90-е: Рождество и Пасха словно реабилитированы политзаключенные, вернулись в календарь в 1991 году
После смерти Сталина наступила так называемая хрущевская оттепель, но, как известно, легче не стало ни Церкви, ни верующим: в 1961году власти закрыли Киево-Печерскую Лавру, неоднократно делались попытки закрыть Почаевскую Лавру, но, благодаря беспрецедентной поддержке местных жителей и широкой огласке — местные монахи писали письма и в ООН, и даже королеве Великобритании Елизавете II — ее — лавру — все же не закрыли. Немало священнослужителей подверглись притеснениям и преследованиям. К репрессиям была подключена и карательная психиатрия — многих монахов отправляли уже не в тюрьмы, а в психушки. Одного киевского подвижника в 1961 году спросили о духе сталинизма, на что монах лаконично ответил: «Не верьте — он жив…»

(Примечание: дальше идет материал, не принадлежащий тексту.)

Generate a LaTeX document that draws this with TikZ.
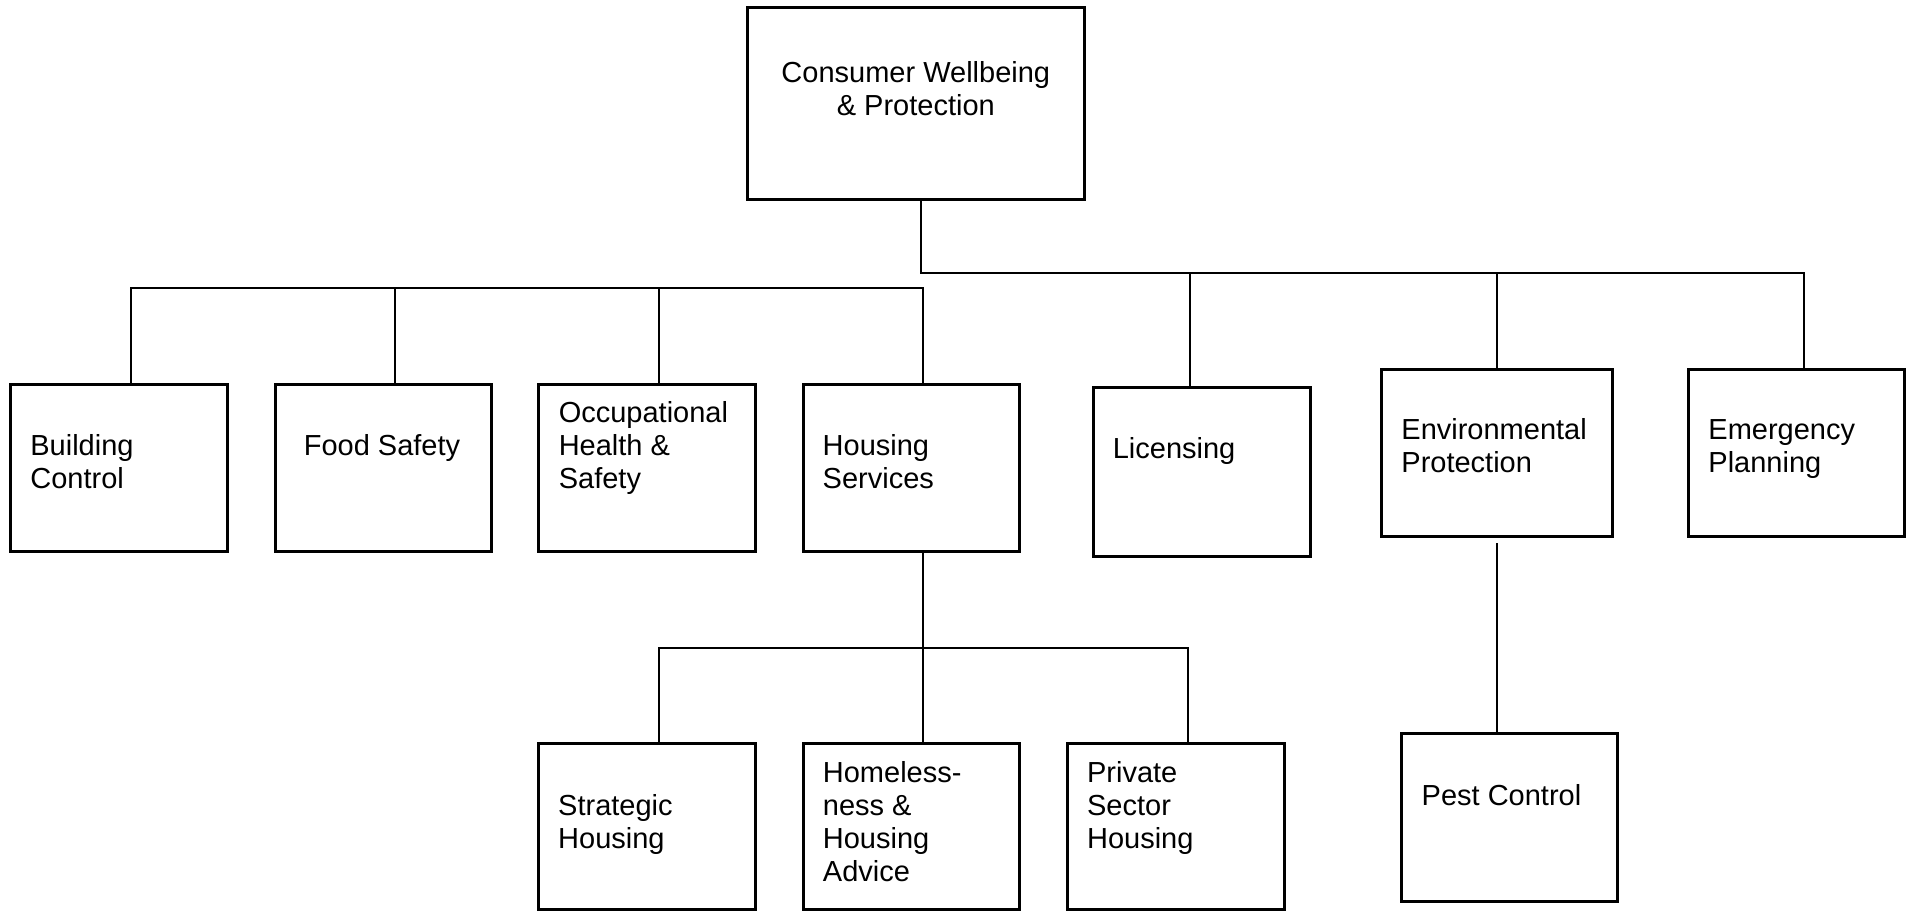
\documentclass[tikz,border=0pt]{standalone}
\usepackage{fontspec}
\setmainfont{Liberation Sans}
\usetikzlibrary{fit}
\begin{document}
\begin{tikzpicture}[x=0.5pt,y=-0.5pt,
  box/.style={draw, line width=1.5pt, inner sep=0pt, rectangle},
  conn/.style={draw, line width=1pt},
  lbl/.style={inner sep=0pt, anchor=base west, align=left, font=\fontsize{14.5}{16.5}\selectfont},
  clbl/.style={inner sep=0pt, anchor=base, align=center, font=\fontsize{14.5}{16.5}\selectfont}]
\useasboundingbox (0,0) rectangle (1910,911);
% boxes
\node[box, fit={(747.3,7.3) (1084.3,199)}] (top) {};
\node[box, fit={(10.7,384) (227.5,551.7)}] (bc) {};
\node[box, fit={(275,384) (491.8,551.7)}] (fs) {};
\node[box, fit={(538.6,384) (755.7,551.7)}] (oh) {};
\node[box, fit={(803.2,384) (1019.3,551.7)}] (hs) {};
\node[box, fit={(1093.2,387.7) (1310.3,556)}] (lic) {};
\node[box, fit={(1381.7,369) (1612.6,536.7)}] (env) {};
\node[box, fit={(1688.8,369) (1904.8,536.7)}] (em) {};
\node[box, fit={(1401,733.7) (1617.3,901.7)}] (pest) {};
\node[box, fit={(538.9,743.3) (755.3,909.5)}] (sh) {};
\node[box, fit={(803.1,743.3) (1019.5,909.5)}] (hl) {};
\node[box, fit={(1067.3,743.3) (1284.2,909.5)}] (ps) {};
% labels (base anchor = baseline of the last line)
\node[clbl] (top-t) at (915.8,115) {Consumer Wellbeing\\\& Protection};
\node[lbl] (bc-t) at (30,488) {Building\\Control};
\node[lbl] (fs-t) at (303.4,455.7) {Food Safety};
\node[lbl] (oh-t) at (558.4,488) {Occupational\\Health \&\\Safety};
\node[lbl] (hs-t) at (822.3,488) {Housing\\Services};
\node[lbl] (lic-t) at (1112.4,458.3) {Licensing};
\node[lbl] (env-t) at (1401,472.7) {Environmental\\Protection};
\node[lbl] (em-t) at (1708,472.7) {Emergency\\Planning};
\node[lbl] (pest-t) at (1421.3,805) {Pest Control};
\node[lbl] (sh-t) at (557.8,848.3) {Strategic\\Housing};
\node[lbl] (hl-t) at (822.5,881.7) {Homeless-\\ness \&\\Housing\\Advice};
\node[lbl] (ps-t) at (1086.7,848.3) {Private\\Sector\\Housing};
% junction coordinates
\coordinate (jt) at (921,272.7);
\coordinate (jlic) at (1190,272.7);
\coordinate (jenv) at (1497.2,272.7);
\coordinate (jem) at (1804,272.7);
\coordinate (jbc) at (131,287.7);
\coordinate (jfs) at (395.4,287.7);
\coordinate (joh) at (659.3,287.7);
\coordinate (jhs) at (923.4,287.7);
\coordinate (jsh) at (659.3,647.7);
\coordinate (jhl) at (923.4,647.7);
\coordinate (jps) at (1187.7,647.7);
% connectors
\draw[conn] (jt |- top.south) -- (jt) -- (jem) -- (jem |- em.north);
\draw[conn] (jlic) -- (jlic |- lic.north);
\draw[conn] (jenv) -- (jenv |- env.north);
\draw[conn] (bc.north -| jbc) -- (jbc) -- (jhs) -- (jhs |- hs.north);
\draw[conn] (jfs) -- (jfs |- fs.north);
\draw[conn] (joh) -- (joh |- oh.north);
\draw[conn] (jhl |- hs.south) -- (jhl |- hl.north);
\draw[conn] (sh.north -| jsh) -- (jsh) -- (jps) -- (jps |- ps.north);
\draw[conn] ([yshift=-2.5pt]env.south) -- (pest.north -| env.south);
\end{tikzpicture}
\end{document}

При Брежневе хоть и не было кровавых репрессий, но существенных положительных изменений в религиозной сфере не наблюдалось. Впрочем, несмотря на все запреты, ловушки и облавы, истинная христианская вера и традиция оказалась неистребимой. Передавалась она и через уцелевших священников, монахов и монахинь — как православных, так и греко-католических, и через неприметных бабушек, и через религиозный самиздат.
А в конце 80-х годов религиозное возрождение приобрело мощный и необратимый характер, а главные христианские праздники — Рождество и Пасха — точно реабилитированные политзаключенные, вернулись в наш календарь в 1991 году.